Objective ->
Write the listing below out again exactly, dropping the images.

○ ○ ○ ○ ○ ○ ○

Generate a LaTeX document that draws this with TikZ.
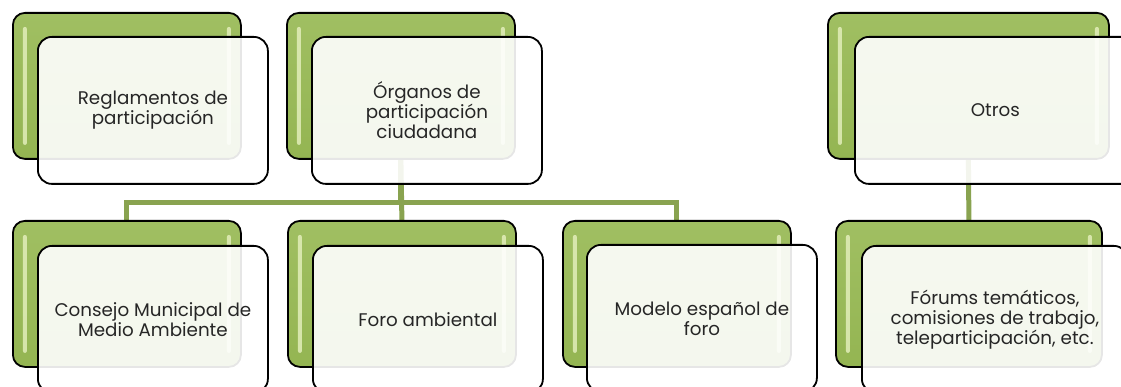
\documentclass[tikz,border=0pt]{standalone}
\usepackage{fontspec}
\setmainfont{Poppins}
\usepackage{tikz}
\usetikzlibrary{positioning,calc,backgrounds}

\definecolor{leafgreen}{RGB}{155,187,89}
\definecolor{leaftop}{RGB}{160,191,98}
\definecolor{leafbottom}{RGB}{148,181,82}
\definecolor{linkgreen}{RGB}{137,163,80}
\definecolor{shine}{RGB}{226,238,186}

\tikzset{
  greenbox/.style={draw=black, line width=1.8pt, rounded corners=12pt,
    top color=leaftop, bottom color=leafbottom,
    minimum width=228pt, minimum height=146pt, inner sep=0pt, anchor=north west,
    path picture={
      \fill[shine, fill opacity=0.85, rounded corners=2pt]
        ([xshift=10pt,yshift=-14pt]path picture bounding box.north west) rectangle
        ([xshift=14pt,yshift=14pt]path picture bounding box.south west);
      \fill[shine, fill opacity=0.85, rounded corners=2pt]
        ([xshift=-14pt,yshift=-14pt]path picture bounding box.north east) rectangle
        ([xshift=-10pt,yshift=14pt]path picture bounding box.south east);
    }},
  textbox/.style={draw=black, line width=1.8pt, rounded corners=14pt,
    fill=white, fill opacity=0.9, text opacity=1, text=black!85,
    minimum width=230pt, minimum height=147pt, inner sep=0pt, align=center,
    font=\fontsize{18.3}{20}\selectfont},
  link/.style={draw=linkgreen, line width=5pt}
}

\begin{document}
\begin{tikzpicture}[x=1pt, y=-1pt]
  \useasboundingbox (0,0) rectangle (1121,387);
  % Top row
  \node[greenbox] (g1) at (12,12) {};
  \node[textbox, below right=24pt and 25pt of g1.north west] (reglamentos) {Reglamentos de\\participación};
  \node[greenbox] (g2) at (286,12) {};
  \node[textbox, below right=24pt and 25pt of g2.north west] (organos) {Órganos de\\participación\\ciudadana};
  \node[greenbox, minimum width=281pt] (g4) at (827,12) {};
  \node[textbox, minimum width=281pt, below right=24pt and 27pt of g4.north west] (otros) {Otros};
  % Bottom row
  \node[greenbox] (h1) at (12,220) {};
  \node[textbox, below right=25pt and 25pt of h1.north west] (consejo) {Consejo Municipal de\\Medio Ambiente};
  \node[greenbox] (h2) at (287,220) {};
  \node[textbox, below right=25pt and 25pt of h2.north west] (foro) {Foro ambiental};
  \node[greenbox] (h3) at (562,220) {};
  \node[textbox, below right=24pt and 24pt of h3.north west] (modelo) {Modelo español de\\foro};
  \node[greenbox, minimum width=266pt] (h4) at (835,220) {};
  \node[textbox, minimum width=266pt, below right=25pt and 26pt of h4.north west] (forums) {Fórums temáticos,\\comisiones de trabajo,\\teleparticipación, etc.};
  % Connectors
  \coordinate (bus) at (0,203);
  \begin{scope}[on background layer]
    \draw[link] (g2.south) |- (bus -| h1.north) -- (h1.north);
    \draw[link] (g2.south) |- (bus -| h3.north) -- (h3.north);
    \draw[link] (g2.south) -- (h2.north);
    \draw[link] (g4.south) -- (h4.north);
  \end{scope}
\end{tikzpicture}
\end{document}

○ ○ ○ ○ ○ ○ ○

Solution below ->
Generate a LaTeX document that draws this with TikZ.
\documentclass[tikz,border=0pt]{standalone}
\usepackage{fontspec}
\setmainfont{Poppins}
\usepackage{tikz}
\usetikzlibrary{positioning,calc,backgrounds}

\definecolor{leafgreen}{RGB}{155,187,89}
\definecolor{leaftop}{RGB}{160,191,98}
\definecolor{leafbottom}{RGB}{148,181,82}
\definecolor{linkgreen}{RGB}{137,163,80}
\definecolor{shine}{RGB}{226,238,186}

\tikzset{
  greenbox/.style={draw=black, line width=1.8pt, rounded corners=12pt,
    top color=leaftop, bottom color=leafbottom,
    minimum width=228pt, minimum height=146pt, inner sep=0pt, anchor=north west,
    path picture={
      \fill[shine, fill opacity=0.85, rounded corners=2pt]
        ([xshift=10pt,yshift=-14pt]path picture bounding box.north west) rectangle
        ([xshift=14pt,yshift=14pt]path picture bounding box.south west);
      \fill[shine, fill opacity=0.85, rounded corners=2pt]
        ([xshift=-14pt,yshift=-14pt]path picture bounding box.north east) rectangle
        ([xshift=-10pt,yshift=14pt]path picture bounding box.south east);
    }},
  textbox/.style={draw=black, line width=1.8pt, rounded corners=14pt,
    fill=white, fill opacity=0.9, text opacity=1, text=black!85,
    minimum width=230pt, minimum height=147pt, inner sep=0pt, align=center,
    font=\fontsize{18.3}{20}\selectfont},
  link/.style={draw=linkgreen, line width=5pt}
}

\begin{document}
\begin{tikzpicture}[x=1pt, y=-1pt]
  \useasboundingbox (0,0) rectangle (1121,387);
  % Top row
  \node[greenbox] (g1) at (12,12) {};
  \node[textbox, below right=24pt and 25pt of g1.north west] (reglamentos) {Reglamentos de\\participación};
  \node[greenbox] (g2) at (286,12) {};
  \node[textbox, below right=24pt and 25pt of g2.north west] (organos) {Órganos de\\participación\\ciudadana};
  \node[greenbox, minimum width=281pt] (g4) at (827,12) {};
  \node[textbox, minimum width=281pt, below right=24pt and 27pt of g4.north west] (otros) {Otros};
  % Bottom row
  \node[greenbox] (h1) at (12,220) {};
  \node[textbox, below right=25pt and 25pt of h1.north west] (consejo) {Consejo Municipal de\\Medio Ambiente};
  \node[greenbox] (h2) at (287,220) {};
  \node[textbox, below right=25pt and 25pt of h2.north west] (foro) {Foro ambiental};
  \node[greenbox] (h3) at (562,220) {};
  \node[textbox, below right=24pt and 24pt of h3.north west] (modelo) {Modelo español de\\foro};
  \node[greenbox, minimum width=266pt] (h4) at (835,220) {};
  \node[textbox, minimum width=266pt, below right=25pt and 26pt of h4.north west] (forums) {Fórums temáticos,\\comisiones de trabajo,\\teleparticipación, etc.};
  % Connectors
  \coordinate (bus) at (0,203);
  \begin{scope}[on background layer]
    \draw[link] (g2.south) |- (bus -| h1.north) -- (h1.north);
    \draw[link] (g2.south) |- (bus -| h3.north) -- (h3.north);
    \draw[link] (g2.south) -- (h2.north);
    \draw[link] (g4.south) -- (h4.north);
  \end{scope}
\end{tikzpicture}
\end{document}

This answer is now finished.